Following the 2016 election, which saw many Rust Belt counties turn to Trump, a Republican strategist said that the working-class Reagan Democrats who favored Trump in 2016 should now be called "Trump Republicans". Conversely, it has been suggested that Reagan Democrats did not necessarily swing the Rust Belt states in 2016 but rather that Democratic voters in those regions stayed home on election day.
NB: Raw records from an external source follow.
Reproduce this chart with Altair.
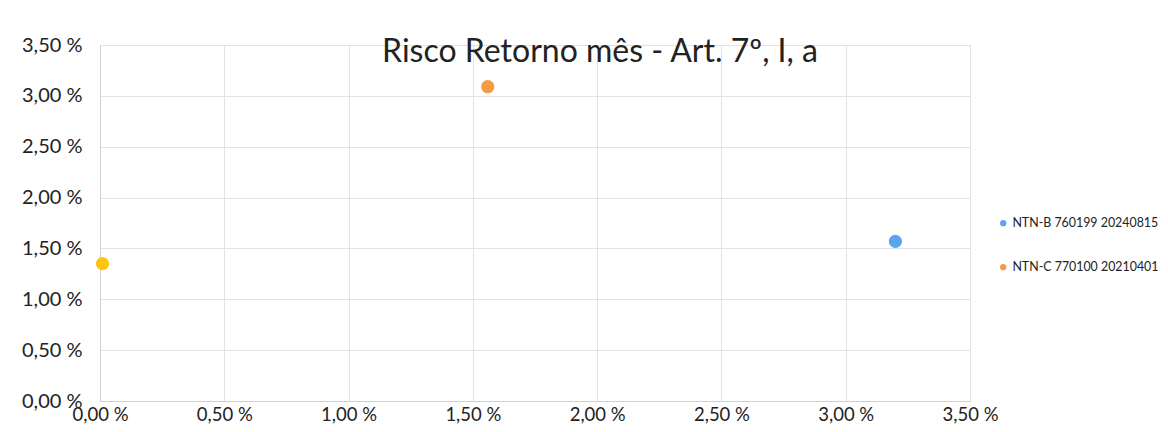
import altair as alt
import pandas as pd

series = ["NTN-B 760199 20240815", "NTN-C 770100 20210401", "Outro"]
risco = [3.20, 1.56, 0.01]
retorno = [1.57, 3.09, 1.35]
colors = ["#5AA5EE", "#F59A45", "#FFC414"]
ticks = [0, 0.5, 1.0, 1.5, 2.0, 2.5, 3.0, 3.5]

df = pd.DataFrame({"serie": series, "risco": risco, "retorno": retorno})

fmt = "replace(format(datum.value, '.2f'), '.', ',') + ' %'"
font = "Lato"

chart = alt.Chart(df).mark_circle(size=175, opacity=1).encode(
    x=alt.X("risco:Q", scale=alt.Scale(domain=[0, 3.5], nice=False),
            axis=alt.Axis(values=ticks, labelExpr=fmt, title=None, ticks=False,
                          labelPadding=4, labelFontSize=18.5, labelColor="#222",
                          labelFlush=False, labelOverlap=False,
                          gridColor="#E3E3E3", domainColor="#D0D0D0", labelFont=font)),
    y=alt.Y("retorno:Q", scale=alt.Scale(domain=[0, 3.5], nice=False),
            axis=alt.Axis(values=ticks, labelExpr=fmt, title=None, ticks=False,
                          labelPadding=18, labelFontSize=20, labelColor="#222",
                          labelFlush=False, labelOverlap=False,
                          gridColor="#E3E3E3", domainColor="#D0D0D0", labelFont=font)),
    color=alt.Color("serie:N",
                    scale=alt.Scale(domain=series, range=colors),
                    legend=alt.Legend(values=series[:2], title=None, orient="none",
                                      legendX=897, legendY=172, symbolSize=40,
                                      labelFontSize=12.4, labelFont=font, labelColor="#222",
                                      labelLimit=400,
                                      labelOffset=3, rowPadding=31, symbolType="circle")),
).properties(
    width=870, height=356,
    title=alt.TitleParams("Risco Retorno mês - Art. 7º, I, a", fontSize=32, font=font,
                          fontWeight="normal", color="#222", anchor="middle", dx=65,
                          offset=-66, baseline="bottom"),
    autosize=alt.AutoSizeParams(type="none"),
    padding={"left": 92, "top": 37, "right": 190, "bottom": 23},
).configure_view(stroke="#E3E3E3")

chart.save("out.html", embed_options={"renderer": "svg", "actions": False})
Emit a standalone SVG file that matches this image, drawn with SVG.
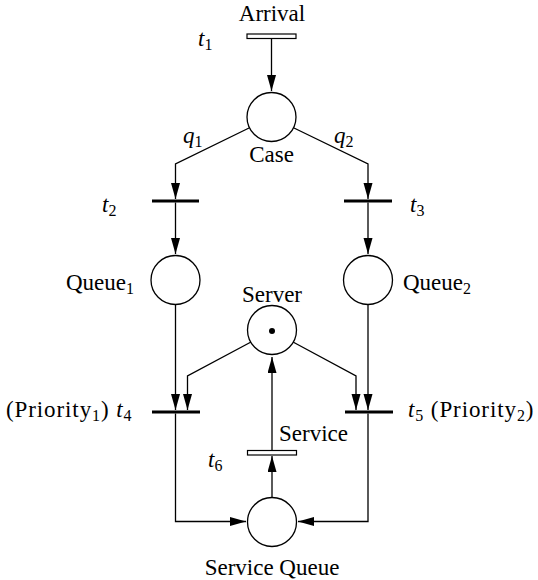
<svg xmlns="http://www.w3.org/2000/svg" width="538" height="580" viewBox="0 0 538 580">
  <style>
    .place { fill: #fff; stroke: #000; stroke-width: 1.3; }
    .bar { stroke: #000; stroke-width: 3; }
    .tbox { fill: #fff; stroke: #000; stroke-width: 1.2; }
    .arc { fill: none; stroke: #000; stroke-width: 1.3; marker-end: url(#head); }
    text { font-family: "Liberation Serif", "Times New Roman", serif; font-size: 23px; fill: #000; }
    .it { font-style: italic; }
    .sub { font-size: 16px; }
    .wide { letter-spacing: 0.9px; }
  </style>
  <defs>
    <marker id="head" markerUnits="userSpaceOnUse" markerWidth="17" markerHeight="10" refX="16" refY="4.5" orient="auto">
      <path d="M0,0 L16,4.5 L0,9 z" fill="#000"/>
    </marker>
  </defs>

  <!-- arcs of the net -->
  <g id="arcs">
    <path class="arc" d="M271.5,39 V91"/>
    <path class="arc" d="M249,128 L175.5,164 V199"/>
    <path class="arc" d="M294,128 L368,164 V199"/>
    <path class="arc" d="M175.5,202.5 V254"/>
    <path class="arc" d="M368,202.5 V254"/>
    <path class="arc" d="M175.5,305 V410"/>
    <path class="arc" d="M368,305 V410"/>
    <path class="arc" d="M251,342 L187.5,376 V410"/>
    <path class="arc" d="M293,342 L356,376 V410"/>
    <path class="arc" d="M272,450.5 V357"/>
    <path class="arc" d="M272,497 V456"/>
    <path class="arc" d="M175.5,413.5 V521.5 H246"/>
    <path class="arc" d="M368,413.5 V521.5 H298"/>
  </g>

  <!-- transitions -->
  <g id="t1">
    <rect class="tbox" x="247" y="34" width="49" height="4.5"/>
    <text x="272" y="21" text-anchor="middle">Arrival</text>
    <text x="198" y="46"><tspan class="it">t</tspan><tspan class="sub" dy="4">1</tspan></text>
  </g>
  <g id="t2">
    <line class="bar" x1="152" y1="201" x2="199" y2="201"/>
    <text x="102" y="212"><tspan class="it">t</tspan><tspan class="sub" dy="4">2</tspan></text>
  </g>
  <g id="t3">
    <line class="bar" x1="344" y1="201" x2="392" y2="201"/>
    <text x="410" y="212"><tspan class="it">t</tspan><tspan class="sub" dy="4">3</tspan></text>
  </g>
  <g id="t4">
    <line class="bar" x1="152" y1="412" x2="200" y2="412"/>
    <text class="wide" x="6" y="417">(Priority<tspan class="sub" dy="4">1</tspan><tspan dy="-4">) </tspan><tspan class="it">t</tspan><tspan class="sub" dy="4">4</tspan></text>
  </g>
  <g id="t5">
    <line class="bar" x1="345" y1="412" x2="393" y2="412"/>
    <text class="wide" x="408" y="417"><tspan class="it">t</tspan><tspan class="sub" dy="4">5</tspan><tspan dy="-4"> (Priority</tspan><tspan class="sub" dy="4">2</tspan><tspan dy="-4">)</tspan></text>
  </g>
  <g id="t6">
    <rect class="tbox" x="247.5" y="450.5" width="49" height="4.5"/>
    <text x="279" y="441">Service</text>
    <text x="208" y="467"><tspan class="it">t</tspan><tspan class="sub" dy="4">6</tspan></text>
  </g>

  <!-- places -->
  <g id="case">
    <circle class="place" cx="271.5" cy="117" r="24.5"/>
    <text x="271.5" y="162" text-anchor="middle">Case</text>
    <text x="183" y="143"><tspan class="it">q</tspan><tspan class="sub" dy="4">1</tspan></text>
    <text x="334" y="143"><tspan class="it">q</tspan><tspan class="sub" dy="4">2</tspan></text>
  </g>
  <g id="queue1">
    <circle class="place" cx="175.5" cy="280" r="24.5"/>
    <text x="134" y="290" text-anchor="end">Queue<tspan class="sub" dy="4">1</tspan></text>
  </g>
  <g id="queue2">
    <circle class="place" cx="368" cy="280" r="24.5"/>
    <text x="403" y="290">Queue<tspan class="sub" dy="4">2</tspan></text>
  </g>
  <g id="server">
    <circle class="place" cx="272" cy="330" r="24.5"/>
    <circle cx="272" cy="331" r="3" fill="#000"/>
    <text x="272" y="302" text-anchor="middle">Server</text>
  </g>
  <g id="service-queue">
    <circle class="place" cx="272" cy="522" r="24.5"/>
    <text x="272" y="575" text-anchor="middle">Service Queue</text>
  </g>
</svg>
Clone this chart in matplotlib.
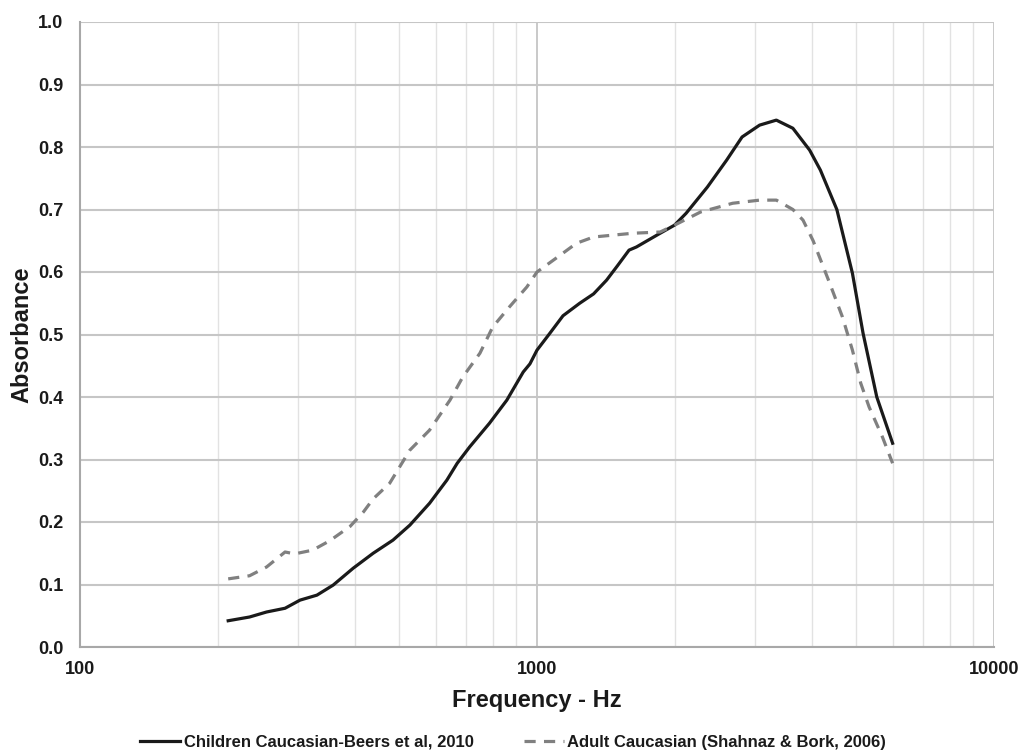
import matplotlib
matplotlib.use("Agg")
import matplotlib.pyplot as plt
from matplotlib.ticker import FixedLocator, NullFormatter, FixedFormatter

# ---- data ----
child_freq = [211, 235, 256, 281, 303, 330, 358, 396, 438, 484, 527, 582, 635, 669,
              712, 787, 859, 933, 965, 1000, 1067, 1140, 1240, 1330, 1420, 1500, 1590,
              1650, 1860, 2000, 2120, 2360, 2600, 2810, 3070, 3340, 3630, 3950, 4170,
              4530, 4900, 5170, 5540, 6000]
child_abs = [0.042, 0.048, 0.056, 0.062, 0.075, 0.083, 0.099, 0.126, 0.150, 0.171,
             0.195, 0.230, 0.267, 0.294, 0.320, 0.358, 0.395, 0.440, 0.453, 0.475,
             0.502, 0.530, 0.550, 0.565, 0.587, 0.610, 0.635, 0.640, 0.662, 0.675,
             0.694, 0.736, 0.779, 0.816, 0.835, 0.843, 0.830, 0.795, 0.763, 0.700,
             0.598, 0.502, 0.400, 0.326]

adult_freq = [211, 235, 256, 281, 295, 323, 352, 390, 417, 438, 476, 527, 582, 645,
              688, 750, 800, 870, 950, 1000, 1110, 1220, 1330, 1620, 1860, 2000, 2280,
              2680, 3070, 3340, 3630, 3820, 4020, 4370, 4660, 4900, 5110, 5330, 5700, 6000]
adult_abs = [0.109, 0.114, 0.128, 0.152, 0.149, 0.155, 0.170, 0.193, 0.216, 0.237,
             0.262, 0.315, 0.347, 0.395, 0.432, 0.470, 0.512, 0.544, 0.576, 0.600,
             0.624, 0.646, 0.656, 0.662, 0.664, 0.675, 0.696, 0.710, 0.715, 0.715,
             0.700, 0.683, 0.650, 0.582, 0.528, 0.475, 0.422, 0.384, 0.336, 0.294]

child_label = "Children Caucasian-Beers et al, 2010"
adult_label = "Adult Caucasian (Shahnaz & Bork, 2006)"
x_ticks = [100, 1000, 10000]
x_tick_labels = ["100", "1000", "10000"]
y_ticks = [0.0, 0.1, 0.2, 0.3, 0.4, 0.5, 0.6, 0.7, 0.8, 0.9, 1.0]

plt.rcParams['font.family'] = ['Liberation Sans', 'DejaVu Sans']
plt.rcParams['font.weight'] = 'bold'

fig = plt.figure(figsize=(10.23, 7.52), dpi=100)
ax = fig.add_axes([80/1023, 105/752, (994-80)/1023, (647-22)/752])

ax.set_xscale('log')
ax.set_xlim(100, 10000)
ax.set_ylim(0, 1.0)

# grid
minor = [m * d for d in (100, 1000) for m in range(2, 10)]
ax.xaxis.set_major_locator(FixedLocator(x_ticks))
ax.xaxis.set_major_formatter(FixedFormatter(x_tick_labels))
ax.xaxis.set_minor_locator(FixedLocator(minor))
ax.xaxis.set_minor_formatter(NullFormatter())
ax.set_yticks(y_ticks)
ax.set_yticklabels([f"{v:.1f}" for v in y_ticks])

ax.grid(True, which='major', axis='y', color='#c6c6c6', lw=1.5)
ax.grid(True, which='major', axis='x', color='#c0c0c0', lw=1.2)
ax.grid(True, which='minor', axis='x', color='#e2e2e2', lw=1.0)
ax.set_axisbelow(True)

for s in ('top', 'right'):
    ax.spines[s].set_visible(False)
for s in ('left', 'bottom'):
    ax.spines[s].set_color('#a8a8a8')
    ax.spines[s].set_linewidth(1.5)

ax.tick_params(axis='both', which='both', length=0, labelsize=13, colors='#1a1a1a')
ax.tick_params(axis='y', pad=12)
ax.tick_params(axis='x', pad=10)

l1, = ax.plot(child_freq, child_abs, color='#1a1a1a', lw=2.3, label=child_label,
              solid_joinstyle='round')
l2, = ax.plot(adult_freq, adult_abs, color='#808080', lw=2.3, ls=(0, (3.5, 2.6)),
              label=adult_label)

ax.set_xlabel("Frequency - Hz", fontsize=17, fontweight='bold', color='#1a1a1a', labelpad=8)
ax.set_ylabel("Absorbance", fontsize=17, fontweight='bold', color='#1a1a1a', labelpad=3)

leg = fig.legend(handles=[l1, l2], loc='center', bbox_to_anchor=(513/1023, 1 - 742/752),
                 ncol=2, frameon=False, fontsize=12, handlelength=2.4, handletextpad=0.2,
                 columnspacing=3.0)
for t in leg.get_texts():
    t.set_fontweight('bold')
    t.set_color('#1a1a1a')

fig.savefig("out.png", dpi=100, facecolor='white')
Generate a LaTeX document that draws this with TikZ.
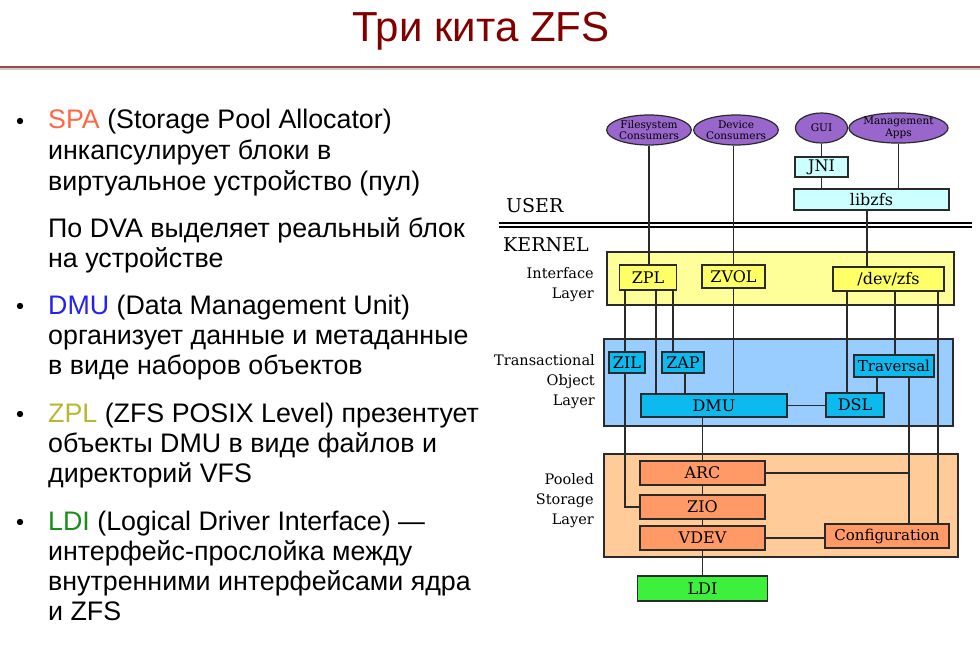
\documentclass[tikz,border=0pt]{standalone}
\usepackage{fontspec}
\setmainfont{Liberation Sans}
\newfontfamily\dia{DejaVu Serif}
\usetikzlibrary{shapes.geometric}
\definecolor{titlered}{HTML}{800000}
\definecolor{rule}{HTML}{A04848}
\definecolor{spac}{HTML}{FF6644}
\definecolor{dmuc}{HTML}{2222EE}
\definecolor{zplc}{HTML}{B8B830}
\definecolor{ldic}{HTML}{1A8C1A}
\definecolor{edge}{HTML}{2A2A2A}
\definecolor{purp}{HTML}{9966CC}
\definecolor{cyanf}{HTML}{CCFFFF}
\definecolor{ylay}{HTML}{FFFF99}
\definecolor{ybox}{HTML}{FFFF66}
\definecolor{blay}{HTML}{99CCFF}
\definecolor{bbox}{HTML}{0DBAF0}
\definecolor{olay}{HTML}{FFCC99}
\definecolor{obox}{HTML}{FF9966}
\definecolor{gbox}{HTML}{3CF03C}
\tikzset{
  txt/.style={anchor=base west, inner sep=0pt, font=\fontsize{26.8}{30}\selectfont},
  ell/.style={ellipse, draw=edge, line width=1.2pt, fill=purp, inner sep=0pt, align=center,
    font=\dia\fontsize{10.5}{11.5}\selectfont},
  boxx/.style={rectangle, draw=edge, line width=1.3pt, inner sep=0pt,
    font=\dia\fontsize{16}{18}\selectfont},
  small/.style={font=\dia\fontsize{15}{18}\selectfont},
  cbox/.style={boxx, fill=cyanf},
  yb/.style={boxx, fill=ybox},
  bb/.style={boxx, fill=bbox},
  ob/.style={boxx, fill=obox},
  gb/.style={boxx, fill=gbox},
  layer/.style={draw=edge, line width=1.2pt},
  lbl/.style={anchor=east, align=right, inner sep=0pt, font=\dia\fontsize{14.5}{20}\selectfont},
  conn/.style={draw=edge, line width=1.3pt},
}
\begin{document}
\begin{tikzpicture}[x=1pt,y=-1pt]
\useasboundingbox (0,0) rectangle (980,650);
% title
\node[anchor=base, inner sep=0pt, text=titlered, font=\fontsize{42}{46}\selectfont] (title) at (481,42) {Три кита ZFS};
\draw[black!20, line width=1.2pt] (0,69) -- (980,69);
\draw[rule, line width=1.5pt] (0,67) -- (980,67);
% bullets
\fill (20,121) circle (3.2);
\fill (20,306) circle (3.2);
\fill (20,414) circle (3.2);
\fill (20,522) circle (3.2);
\node[txt] (t1) at (48,129) {\textcolor{spac}{SPA} (Storage Pool Allocator)};
\node[txt] (t2) at (48,160) {инкапсулирует блоки в};
\node[txt] (t3) at (48,190) {виртуальное устройство (пул)};
\node[txt] (t4) at (48,237) {По DVA выделяет реальный блок};
\node[txt] (t5) at (48,267) {на устройстве};
\node[txt] (t6) at (48,314) {\textcolor{dmuc}{DMU} (Data Management Unit)};
\node[txt] (t7) at (48,344) {организует данные и метаданные};
\node[txt] (t8) at (48,374) {в виде наборов объектов};
\node[txt] (t9) at (48,422) {\textcolor{zplc}{ZPL} (ZFS POSIX Level) презентует};
\node[txt] (t10) at (48,452) {объекты DMU в виде файлов и};
\node[txt] (t11) at (48,482) {директорий VFS};
\node[txt] (t12) at (48,530) {\textcolor{ldic}{LDI} (Logical Driver Interface) —};
\node[txt] (t13) at (48,560) {интерфейс-прослойка между};
\node[txt] (t14) at (48,590) {внутренними интерфейсами ядра};
\node[txt] (t15) at (48,620) {и ZFS};
% layers
\filldraw[layer, fill=ylay] (607,252) rectangle (954,305);
\filldraw[layer, fill=blay] (604,339) rectangle (953,426);
\filldraw[layer, fill=olay] (604,454) rectangle (958,557);
% user / kernel
\node[anchor=base west, inner sep=0pt, font=\dia\fontsize{19}{22}\selectfont] (user) at (506,212) {USER};
\node[anchor=base west, inner sep=0pt, font=\dia\fontsize{19}{22}\selectfont] (kernel) at (503,251) {KERNEL};
\draw[black, line width=1.7pt] (499,223.3) -- (972,223.3);
\draw[black, line width=1.7pt] (499,227) -- (972,227);
% layer labels
\node[lbl] (lint) at (594,285) {Interface\\Layer};
\node[lbl] (ltra) at (595,382) {Transactional\\Object\\Layer};
\node[lbl] (lpoo) at (594,500.5) {Pooled\\Storage\\Layer};
% ellipses
\node[ell, minimum width=80, minimum height=30] (fsc) at (649,130) {Filesystem\\Consumers};
\node[ell, minimum width=78, minimum height=30] (devc) at (736,130) {Device\\Consumers};
\node[ell, minimum width=52, minimum height=30] (gui) at (821.5,128) {GUI};
\node[ell, minimum width=91, minimum height=30] (mgmt) at (898.5,128) {Management\\Apps};
% user boxes
\node[cbox, minimum width=53, minimum height=20] (jni) at (821.5,167) {JNI};
\node[cbox, minimum width=155, minimum height=21] (libzfs) at (871.5,199.5) {libzfs};
% interface boxes
\node[yb, minimum width=57, minimum height=25] (zpl) at (648,277.5) {ZPL};
\node[yb, minimum width=63, minimum height=23] (zvol) at (733.5,276.5) {ZVOL};
\node[yb, minimum width=111, minimum height=24] (devzfs) at (888.5,279) {/dev/zfs};
% transactional boxes
\node[bb, minimum width=36, minimum height=21] (zil) at (627,362.5) {ZIL};
\node[bb, minimum width=42, minimum height=21] (zap) at (683,362.5) {ZAP};
\node[bb, small, minimum width=80, minimum height=22] (trav) at (894,366) {Traversal};
\node[bb, minimum width=146, minimum height=23] (dmu) at (714,405.5) {DMU};
\node[bb, minimum width=58, minimum height=24] (dsl) at (855,405) {DSL};
% pooled boxes
\node[ob, minimum width=125, minimum height=24] (arc) at (702.5,473) {ARC};
\node[ob, minimum width=125, minimum height=24] (zio) at (702.5,507) {ZIO};
\node[ob, minimum width=125, minimum height=24] (vdev) at (702.5,538) {VDEV};
\node[ob, small, minimum width=124, minimum height=24] (conf) at (887,536) {Configuration};
\node[gb, minimum width=130, minimum height=25] (ldi) at (702.5,588.5) {LDI};
% x positions of vertical connectors
\coordinate (xa) at (625,0);
\coordinate (xb) at (656,0);
\coordinate (xc) at (673,0);
\coordinate (xd) at (685,0);
\coordinate (xe) at (867,0);
\coordinate (xf) at (847,0);
\coordinate (xg) at (895,0);
\coordinate (xh) at (938,0);
\coordinate (xi) at (877,0);
\coordinate (xj) at (909,0);
% connectors
\draw[conn] (fsc.south) -- (fsc.south |- zpl.north);
\draw[conn] (zvol.north |- devc.south) -- (zvol.north);
\draw[conn] (gui.south) -- (gui.south |- jni.north);
\draw[conn] (jni.south) -- (jni.south |- libzfs.north);
\draw[conn] (mgmt.south) -- (mgmt.south |- libzfs.north);
\draw[conn] (libzfs.south -| xe) -- (devzfs.north -| xe);
\draw[conn] (zpl.south -| xa) -- (zil.north -| xa);
\draw[conn] (zil.south -| xa) |- (zio.west);
\draw[conn] (zpl.south -| xb) -- (dmu.north -| xb);
\draw[conn] (zpl.south -| xc) -- (zap.north -| xc);
\draw[conn] (zap.south -| xd) -- (dmu.north -| xd);
\draw[conn] (zvol.south) -- (zvol.south |- dmu.north);
\draw[conn] (devzfs.south -| xf) -- (dsl.north -| xf);
\draw[conn] (devzfs.south -| xg) -- (trav.north -| xg);
\draw[conn] (devzfs.south -| xh) -- (conf.north -| xh);
\draw[conn] (trav.south -| xi) -- (dsl.north -| xi);
\draw[conn] (trav.south -| xj) -- (conf.north -| xj);
\draw[conn] (arc.east) -- (arc.east -| xj);
\draw[conn] (dmu.east) -- (dmu.east -| dsl.west);
\draw[conn] (arc.north |- dmu.south) -- (arc.north);
\draw[conn] (arc.south) -- (zio.north);
\draw[conn] (zio.south) -- (vdev.north);
\draw[conn] (vdev.south) -- (ldi.north);
\draw[conn] (vdev.east) -- (vdev.east -| conf.west);
\end{tikzpicture}
\end{document}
Trump became the first Republican presidential candidate to win all three Rust Belt states of Michigan, Pennsylvania, and Wisconsin since Reagan in 1984. (Note: Ronald Reagan was the last Republican presidential candidate to win the Rust Belt state of Wisconsin in 1984.) (Note: George H. W. Bush was the last Republican presidential candidate to win the Rust Belt states of Michigan and Pennsylvania in 1988.)

In a 2021 profile with Politico, Stan Greenberg used the term "Biden Republican" to identify a large bloc of suburban white collar voters who chose Joe Biden over Trump in the 2020 presidential election. Greenberg highlighted that these voters have been reliably Republican for decades but were inclined to vote for the Democratic nominee because of the nativism of Trumpism. Following the 2024 presidential election, Trump narrowly flipped all three Rust Belt states of Michigan, Pennsylvania, and Wisconsin again. With Trump's Electoral College victories in 2016 and 2024, he became the first Republican presidential candidate to win all three Rust Belt states twice since Reagan in 1980 and 1984. (Note: George W. Bush was the only Republican presidential candidate who was able to narrowly win the electoral college and thus the presidency twice in 2000 and 2004 without carrying any of the three Rust Belt states at least once.)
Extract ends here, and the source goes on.